Jorge Oliveira Godinho foi secretário de Estado das Pescas de Cavaco durante seis anos e a seguir passou uma década na administração da EDP até entrar em 2009 no Conselho Consultivo do Banif Investimento. Neto da Silva, que diz ser o fundador da Loja Mozart, o grupo maçónico que integrava o atual líder parlamentar laranja Luís Montenegro e outras figuras ligadas ao PSD, aos serviços secretos e à empresa Ongoing, ocupa hoje um lugar no Conselho Nacional do PSD, ao mesmo tempo que fiscaliza as contas do Banif como vogal do Conselho Fiscal. Foi secretário de Estado do Comércio Externo de Cavaco Silva. A lista de governantes de Cavaco no Banif fica completa com Manuel Carvalho Fernandes, que foi secretário de Estado do Tesouro e trabalhava de perto com Oliveira e Costa, seu colega responsável pelos assuntos fiscais. Carvalho Fernandes viria a demitir-se na sequência do escândalo da fracassada OPV de sete empresas da Sonae. Tanto ele como o seu ministro, Miguel Cadilhe, vinham do BPA, um dos grandes clientes da Sonae e o banco por trás da operação bolsista. Hoje é acionista de empresas do grupo Banif e administrador do banco.

O próprio Cavaco Silva também quis estar associado ao crescimento do Banif na última década. Em janeiro de 2003 participou na conferência que assinalava os 15 anos do banco, ao lado de Horácio Roque e Alberto João Jardim. E dois anos mais tarde, um mês antes de anunciar a sua candidatura às eleições presidenciais, o antigo primeiro-ministro deslocou-se a Londres para participar enquanto convidado de honra no jantar que assinalou a abertura de um escritório do Banif Investimentos. A notícia do jantar londrino, no qual Alberto João Jardim foi o grande ausente, ainda aparece no site do banco. "Segundo foi possível apurar, o presidente do Governo Regional foi convidado directamente por Horácio Roque - o presidente do Grupo BANIF - só que o facto de Jardim estar envolvido nas mais de sessenta inaugurações e igual número de festas partidárias impedem a sua saída da Região", relatava o Diário de Notícias da Madeira.

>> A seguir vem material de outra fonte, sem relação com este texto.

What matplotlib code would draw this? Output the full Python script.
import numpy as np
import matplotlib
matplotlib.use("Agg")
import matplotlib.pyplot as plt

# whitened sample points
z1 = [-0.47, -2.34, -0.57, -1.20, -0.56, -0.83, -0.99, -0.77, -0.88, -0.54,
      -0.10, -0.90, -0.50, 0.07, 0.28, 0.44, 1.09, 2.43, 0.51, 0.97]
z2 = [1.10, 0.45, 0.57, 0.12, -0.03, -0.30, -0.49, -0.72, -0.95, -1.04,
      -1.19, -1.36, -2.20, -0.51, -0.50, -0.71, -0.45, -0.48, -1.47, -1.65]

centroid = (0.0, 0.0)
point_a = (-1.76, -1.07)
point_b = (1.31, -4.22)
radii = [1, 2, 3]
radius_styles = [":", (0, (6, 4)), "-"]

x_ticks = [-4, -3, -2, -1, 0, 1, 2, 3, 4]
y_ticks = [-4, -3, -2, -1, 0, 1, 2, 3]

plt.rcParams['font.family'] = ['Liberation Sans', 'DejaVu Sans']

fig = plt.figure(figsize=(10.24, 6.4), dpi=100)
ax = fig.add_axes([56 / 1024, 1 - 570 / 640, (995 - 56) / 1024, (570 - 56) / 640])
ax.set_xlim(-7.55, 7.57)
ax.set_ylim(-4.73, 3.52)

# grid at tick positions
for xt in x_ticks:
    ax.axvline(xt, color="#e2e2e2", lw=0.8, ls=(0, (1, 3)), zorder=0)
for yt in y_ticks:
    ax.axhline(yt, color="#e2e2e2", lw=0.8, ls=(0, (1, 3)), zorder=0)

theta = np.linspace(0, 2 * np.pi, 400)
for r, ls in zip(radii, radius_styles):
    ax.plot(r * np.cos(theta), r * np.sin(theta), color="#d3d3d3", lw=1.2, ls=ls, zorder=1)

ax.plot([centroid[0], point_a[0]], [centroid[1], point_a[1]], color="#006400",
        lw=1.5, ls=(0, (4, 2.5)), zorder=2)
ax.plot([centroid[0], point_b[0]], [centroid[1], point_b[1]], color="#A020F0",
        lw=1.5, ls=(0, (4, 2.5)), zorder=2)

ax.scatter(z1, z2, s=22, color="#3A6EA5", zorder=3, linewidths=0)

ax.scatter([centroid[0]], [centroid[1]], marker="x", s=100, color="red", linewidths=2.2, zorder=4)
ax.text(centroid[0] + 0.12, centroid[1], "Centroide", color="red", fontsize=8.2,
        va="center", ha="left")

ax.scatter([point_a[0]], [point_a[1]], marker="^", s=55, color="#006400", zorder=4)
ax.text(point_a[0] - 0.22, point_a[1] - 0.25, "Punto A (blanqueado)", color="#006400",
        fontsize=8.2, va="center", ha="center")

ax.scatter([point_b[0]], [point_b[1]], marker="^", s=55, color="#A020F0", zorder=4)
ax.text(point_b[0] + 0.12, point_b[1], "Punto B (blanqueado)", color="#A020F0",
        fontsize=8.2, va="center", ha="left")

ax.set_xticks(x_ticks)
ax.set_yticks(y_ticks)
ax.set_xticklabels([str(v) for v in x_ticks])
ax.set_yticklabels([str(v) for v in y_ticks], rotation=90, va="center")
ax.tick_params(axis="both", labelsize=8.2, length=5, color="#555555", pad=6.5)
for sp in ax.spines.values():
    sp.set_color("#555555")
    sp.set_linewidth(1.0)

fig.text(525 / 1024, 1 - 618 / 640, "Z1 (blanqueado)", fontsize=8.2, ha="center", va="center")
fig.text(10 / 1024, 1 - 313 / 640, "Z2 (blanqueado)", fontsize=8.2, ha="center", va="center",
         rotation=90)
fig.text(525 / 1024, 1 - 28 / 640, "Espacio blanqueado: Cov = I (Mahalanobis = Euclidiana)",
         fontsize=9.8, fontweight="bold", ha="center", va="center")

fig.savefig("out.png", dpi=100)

O perfume da rosa chega à Madeira

Ao contrário do BPN, os donos do Banif procuraram integrar todo o bloco central nos seus órgãos sociais, convidando ex-governantes do PS para cargos no banco. Muito antes de Luís Amado assumir a presidência do banco em tempo de crise, a Global Seguros - seguradora do grupo - contratou para seu administrador José Lamego, ex-secretário de Estado socialista, entre 2001 e 2005. Curiosamente, foi nesse intervalo de tempo que Lamego foi nomeado para ajudar a redigir a Constituição aprovada após a ocupação norte-americana no Iraque. Depois da experiência acumulada no Funchal e em Bagdade, Lamego transferiu-se para o grupo BPN, com um cargo no banco Efisa.

A Global Seguros foi a empresa escolhida para dar emprego a figuras de peso do PS como Vera Jardim, ex-ministro da Justiça e atual membro da Comissão Política socialista, que presidiu à AG da seguradora entre 2009 e 2010. O seu colega no governo de Guterres com a pasta da Defesa, Júlio Castro Caldas, fez parte do conselho geral e de supervisão da Global Seguros pelo menos entre 2007 e 2010.